Hughes graduated from high school in Cleveland, Ohio, in 1920. His high school companions, most of whom were white, remembered him as a handsome "Indian-looking" youth whom everyone liked and respected for his quiet, natural ways and his abilities. He won an athletic letter in track and held offices in the student council and the American Civic Association.
In high school Hughes was introduced to the works of poet Carl Sandburg (1878–1967), another poet from the Midwest. Also at this time, Hughes himself began writing poetry and developing his unique style. He began submitting his work to magazines, but all were rejected.
A career begins
Hughes spent the year after high school in Mexico with his father, who tried to discourage him from writing. But Hughes's poetry and prose (writings) were beginning to appear in the Brownie's Book, a publication for children edited by W. E. B. Du Bois (1868–1963), and he was starting work on more ambitious material for adult readers, like his poem "A Negro Speaks of River."
Hughes returned to America and enrolled at Columbia University in New York City. Meanwhile, the Crisis printed several more of his poems. Finding the atmosphere at Columbia unfriendly, Hughes left after a year. He took on odd jobs in New York, and in 1923 he signed on to work on a freighter (a large ship). His first voyage took him down the west coast of Africa; his second took him to Spain. In 1924 he spent six months in Paris, France. He was relatively happy, produced some prose, and experimented with what he called "racial rhythms" in poetry. Most of this verse (poetry) appeared in African American publications, but Vanity Fair, a magazine popular among middle-and upper-class women, published three poems.
Later in 1924 Hughes went to live with his mother in Washington, D.C. He hoped to earn enough money to return to college, but work as a hotel busboy paid very little, and life in the nation's capital, where racial tensions were fierce, made him unhappy. But he was able to write many poems. "The Weary Blues" won first prize in 1925 in a literary competition sponsored by Opportunity, a magazine published by the National Urban League. That summer one of his essays and another poem won prizes in the Crisis literary contest. Meanwhile, Hughes had come to the attention of Carl Van Vechten, a novelist and critic, who arranged publication of Hughes's first volume of poetry, The Weary Blues (1926).
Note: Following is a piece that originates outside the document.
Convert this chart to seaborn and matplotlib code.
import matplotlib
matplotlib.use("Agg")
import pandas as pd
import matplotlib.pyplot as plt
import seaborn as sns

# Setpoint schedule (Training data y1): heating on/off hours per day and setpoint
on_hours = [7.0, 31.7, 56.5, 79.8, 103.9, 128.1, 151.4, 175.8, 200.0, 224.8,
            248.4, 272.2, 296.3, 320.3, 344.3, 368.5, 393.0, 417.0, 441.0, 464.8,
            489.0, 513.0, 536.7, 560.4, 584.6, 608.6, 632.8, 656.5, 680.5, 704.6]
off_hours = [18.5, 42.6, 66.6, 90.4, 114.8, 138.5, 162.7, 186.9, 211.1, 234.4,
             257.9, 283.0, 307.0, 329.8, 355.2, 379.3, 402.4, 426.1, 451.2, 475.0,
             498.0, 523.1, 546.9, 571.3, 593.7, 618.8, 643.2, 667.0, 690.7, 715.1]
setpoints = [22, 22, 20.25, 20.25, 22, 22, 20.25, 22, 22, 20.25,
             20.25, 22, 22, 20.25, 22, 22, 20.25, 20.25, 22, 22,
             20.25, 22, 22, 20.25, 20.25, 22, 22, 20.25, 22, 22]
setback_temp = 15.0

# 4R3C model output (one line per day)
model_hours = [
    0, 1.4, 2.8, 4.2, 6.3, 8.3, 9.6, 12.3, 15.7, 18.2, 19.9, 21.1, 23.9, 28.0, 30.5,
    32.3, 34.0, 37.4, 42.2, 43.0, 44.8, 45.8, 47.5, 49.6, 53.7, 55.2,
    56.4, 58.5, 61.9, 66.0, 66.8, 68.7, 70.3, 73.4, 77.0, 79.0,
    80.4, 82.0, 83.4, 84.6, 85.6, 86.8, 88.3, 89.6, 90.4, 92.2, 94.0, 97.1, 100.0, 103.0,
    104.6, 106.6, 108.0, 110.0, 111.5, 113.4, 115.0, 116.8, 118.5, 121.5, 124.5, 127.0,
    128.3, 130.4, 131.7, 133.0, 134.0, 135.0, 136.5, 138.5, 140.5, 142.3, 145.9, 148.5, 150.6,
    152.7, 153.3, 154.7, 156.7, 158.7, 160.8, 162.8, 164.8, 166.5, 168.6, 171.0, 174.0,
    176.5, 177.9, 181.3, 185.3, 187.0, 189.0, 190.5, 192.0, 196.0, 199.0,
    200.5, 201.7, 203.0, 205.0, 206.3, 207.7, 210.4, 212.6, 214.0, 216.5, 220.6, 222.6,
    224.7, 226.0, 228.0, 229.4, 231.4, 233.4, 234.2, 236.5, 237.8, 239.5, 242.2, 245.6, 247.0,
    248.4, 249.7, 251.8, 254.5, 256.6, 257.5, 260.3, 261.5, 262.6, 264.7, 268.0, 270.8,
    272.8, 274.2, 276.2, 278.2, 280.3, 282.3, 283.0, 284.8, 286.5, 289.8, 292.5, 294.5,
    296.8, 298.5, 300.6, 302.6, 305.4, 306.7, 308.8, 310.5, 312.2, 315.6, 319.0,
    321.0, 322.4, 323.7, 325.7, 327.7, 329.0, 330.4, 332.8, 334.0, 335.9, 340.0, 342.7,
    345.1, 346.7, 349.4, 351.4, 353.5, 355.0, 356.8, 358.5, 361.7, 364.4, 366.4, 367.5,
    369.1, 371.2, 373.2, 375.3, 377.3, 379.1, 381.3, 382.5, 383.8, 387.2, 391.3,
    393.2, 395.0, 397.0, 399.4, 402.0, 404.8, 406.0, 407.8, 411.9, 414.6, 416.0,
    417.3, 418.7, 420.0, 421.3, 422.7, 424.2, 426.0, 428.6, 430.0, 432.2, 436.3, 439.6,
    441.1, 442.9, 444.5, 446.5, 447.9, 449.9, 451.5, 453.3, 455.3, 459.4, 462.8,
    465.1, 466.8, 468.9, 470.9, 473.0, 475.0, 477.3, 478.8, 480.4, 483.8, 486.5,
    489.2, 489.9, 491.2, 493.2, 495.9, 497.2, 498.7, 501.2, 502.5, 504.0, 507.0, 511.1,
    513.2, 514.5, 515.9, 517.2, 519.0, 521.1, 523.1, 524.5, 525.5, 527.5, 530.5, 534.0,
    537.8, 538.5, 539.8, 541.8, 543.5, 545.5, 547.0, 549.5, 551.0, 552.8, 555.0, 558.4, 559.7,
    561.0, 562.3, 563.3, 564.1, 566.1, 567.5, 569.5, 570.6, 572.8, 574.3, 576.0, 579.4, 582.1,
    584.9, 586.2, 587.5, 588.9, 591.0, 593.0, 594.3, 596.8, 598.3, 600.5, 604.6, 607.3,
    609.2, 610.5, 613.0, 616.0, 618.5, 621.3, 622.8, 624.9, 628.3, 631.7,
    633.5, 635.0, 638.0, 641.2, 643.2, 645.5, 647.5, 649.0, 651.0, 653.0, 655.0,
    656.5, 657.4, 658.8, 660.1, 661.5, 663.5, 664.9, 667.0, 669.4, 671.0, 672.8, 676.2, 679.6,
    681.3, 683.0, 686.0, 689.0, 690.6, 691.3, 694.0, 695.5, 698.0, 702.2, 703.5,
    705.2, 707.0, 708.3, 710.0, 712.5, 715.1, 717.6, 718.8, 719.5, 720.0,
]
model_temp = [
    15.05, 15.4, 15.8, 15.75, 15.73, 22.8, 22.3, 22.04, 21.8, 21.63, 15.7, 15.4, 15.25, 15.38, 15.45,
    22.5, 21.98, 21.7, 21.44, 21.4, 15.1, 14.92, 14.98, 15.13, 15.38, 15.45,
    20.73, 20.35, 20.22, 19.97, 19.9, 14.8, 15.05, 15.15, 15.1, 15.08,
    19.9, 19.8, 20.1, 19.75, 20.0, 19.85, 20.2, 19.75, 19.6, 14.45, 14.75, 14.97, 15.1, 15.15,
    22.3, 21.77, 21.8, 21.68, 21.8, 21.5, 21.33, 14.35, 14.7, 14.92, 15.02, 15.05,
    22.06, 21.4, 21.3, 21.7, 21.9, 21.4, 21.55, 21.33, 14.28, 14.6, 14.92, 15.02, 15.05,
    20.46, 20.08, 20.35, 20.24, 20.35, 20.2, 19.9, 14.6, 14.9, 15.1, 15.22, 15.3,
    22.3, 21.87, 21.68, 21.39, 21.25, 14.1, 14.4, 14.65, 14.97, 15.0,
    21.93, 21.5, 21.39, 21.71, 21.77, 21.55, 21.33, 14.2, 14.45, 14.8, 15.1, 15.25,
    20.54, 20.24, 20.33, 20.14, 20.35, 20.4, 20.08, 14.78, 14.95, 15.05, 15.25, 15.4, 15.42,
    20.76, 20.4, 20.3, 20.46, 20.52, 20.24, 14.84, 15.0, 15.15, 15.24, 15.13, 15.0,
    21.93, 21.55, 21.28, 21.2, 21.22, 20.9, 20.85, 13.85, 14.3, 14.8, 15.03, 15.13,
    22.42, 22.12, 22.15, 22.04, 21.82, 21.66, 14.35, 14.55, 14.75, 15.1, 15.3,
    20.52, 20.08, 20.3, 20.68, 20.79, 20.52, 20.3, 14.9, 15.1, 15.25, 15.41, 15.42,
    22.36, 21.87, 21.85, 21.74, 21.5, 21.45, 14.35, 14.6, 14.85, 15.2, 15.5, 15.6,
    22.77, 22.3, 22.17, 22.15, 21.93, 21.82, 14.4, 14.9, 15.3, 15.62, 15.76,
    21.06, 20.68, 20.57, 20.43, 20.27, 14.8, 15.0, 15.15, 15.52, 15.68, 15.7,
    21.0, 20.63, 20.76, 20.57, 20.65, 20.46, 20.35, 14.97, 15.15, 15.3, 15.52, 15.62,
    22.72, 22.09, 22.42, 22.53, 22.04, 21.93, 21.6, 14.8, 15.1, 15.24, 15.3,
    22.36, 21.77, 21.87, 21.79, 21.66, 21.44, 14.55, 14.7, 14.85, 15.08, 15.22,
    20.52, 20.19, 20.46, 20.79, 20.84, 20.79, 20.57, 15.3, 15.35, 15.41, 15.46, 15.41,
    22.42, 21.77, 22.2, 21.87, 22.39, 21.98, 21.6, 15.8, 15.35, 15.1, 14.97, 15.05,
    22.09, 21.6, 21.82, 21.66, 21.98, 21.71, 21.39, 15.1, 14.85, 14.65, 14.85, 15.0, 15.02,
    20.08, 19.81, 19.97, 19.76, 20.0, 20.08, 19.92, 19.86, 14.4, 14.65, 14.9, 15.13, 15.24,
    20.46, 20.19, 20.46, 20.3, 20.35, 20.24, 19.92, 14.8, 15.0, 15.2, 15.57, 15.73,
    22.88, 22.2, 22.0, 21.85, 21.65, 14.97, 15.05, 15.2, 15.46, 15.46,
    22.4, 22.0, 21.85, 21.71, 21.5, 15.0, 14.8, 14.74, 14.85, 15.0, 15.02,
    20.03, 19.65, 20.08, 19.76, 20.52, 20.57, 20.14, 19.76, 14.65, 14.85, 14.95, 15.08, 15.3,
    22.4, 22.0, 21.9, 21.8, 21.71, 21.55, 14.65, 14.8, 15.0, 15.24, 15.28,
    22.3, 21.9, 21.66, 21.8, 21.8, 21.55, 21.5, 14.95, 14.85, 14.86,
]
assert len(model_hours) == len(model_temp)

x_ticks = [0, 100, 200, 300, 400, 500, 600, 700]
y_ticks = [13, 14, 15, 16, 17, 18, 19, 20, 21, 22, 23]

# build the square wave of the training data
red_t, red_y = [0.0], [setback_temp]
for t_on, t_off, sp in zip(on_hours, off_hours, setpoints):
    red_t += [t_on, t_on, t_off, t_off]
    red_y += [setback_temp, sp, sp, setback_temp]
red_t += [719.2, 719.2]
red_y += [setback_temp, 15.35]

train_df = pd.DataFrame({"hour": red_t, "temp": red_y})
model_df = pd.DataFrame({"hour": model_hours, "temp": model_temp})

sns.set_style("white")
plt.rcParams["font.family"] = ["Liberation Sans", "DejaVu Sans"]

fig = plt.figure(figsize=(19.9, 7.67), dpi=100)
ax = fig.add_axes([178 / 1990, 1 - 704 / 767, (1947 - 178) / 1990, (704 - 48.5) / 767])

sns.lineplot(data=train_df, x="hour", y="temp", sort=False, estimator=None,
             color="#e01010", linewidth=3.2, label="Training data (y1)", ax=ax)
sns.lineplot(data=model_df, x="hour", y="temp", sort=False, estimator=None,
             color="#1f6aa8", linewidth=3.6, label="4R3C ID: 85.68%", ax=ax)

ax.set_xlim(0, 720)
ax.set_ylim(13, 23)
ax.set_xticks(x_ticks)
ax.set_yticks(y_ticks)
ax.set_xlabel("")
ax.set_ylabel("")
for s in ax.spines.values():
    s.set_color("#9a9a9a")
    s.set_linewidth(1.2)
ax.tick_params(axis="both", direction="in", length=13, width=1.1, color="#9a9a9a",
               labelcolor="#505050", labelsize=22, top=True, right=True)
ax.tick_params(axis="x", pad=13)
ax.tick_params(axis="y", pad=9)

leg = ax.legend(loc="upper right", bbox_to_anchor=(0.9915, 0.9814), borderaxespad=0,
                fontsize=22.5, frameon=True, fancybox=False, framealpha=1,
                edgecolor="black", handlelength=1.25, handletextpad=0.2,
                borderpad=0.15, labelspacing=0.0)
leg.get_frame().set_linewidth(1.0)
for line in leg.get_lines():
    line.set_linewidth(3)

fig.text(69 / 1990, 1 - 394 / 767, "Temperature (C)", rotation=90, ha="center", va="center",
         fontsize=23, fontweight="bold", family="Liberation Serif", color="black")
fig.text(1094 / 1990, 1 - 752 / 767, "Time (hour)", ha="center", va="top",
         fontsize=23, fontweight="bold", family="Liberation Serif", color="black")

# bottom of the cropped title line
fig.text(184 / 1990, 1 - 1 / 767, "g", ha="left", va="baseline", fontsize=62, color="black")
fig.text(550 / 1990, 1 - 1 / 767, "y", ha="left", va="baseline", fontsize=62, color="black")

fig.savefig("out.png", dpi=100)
This book projected Hughes's lasting themes, established his style, and suggested the wide range of his poetic talent. It showed him committed to racial themes—pride in blackness and in his African heritage, and the everyday life of African Americans—and democracy (government ruled by the people) and patriotism (the support of one's country). Hughes transformed the bitterness which such themes generated in many African Americans of the day into sharp irony and humor. His casual, folk-like style was strengthened in his second book, Fine Clothes to the Jew (1927).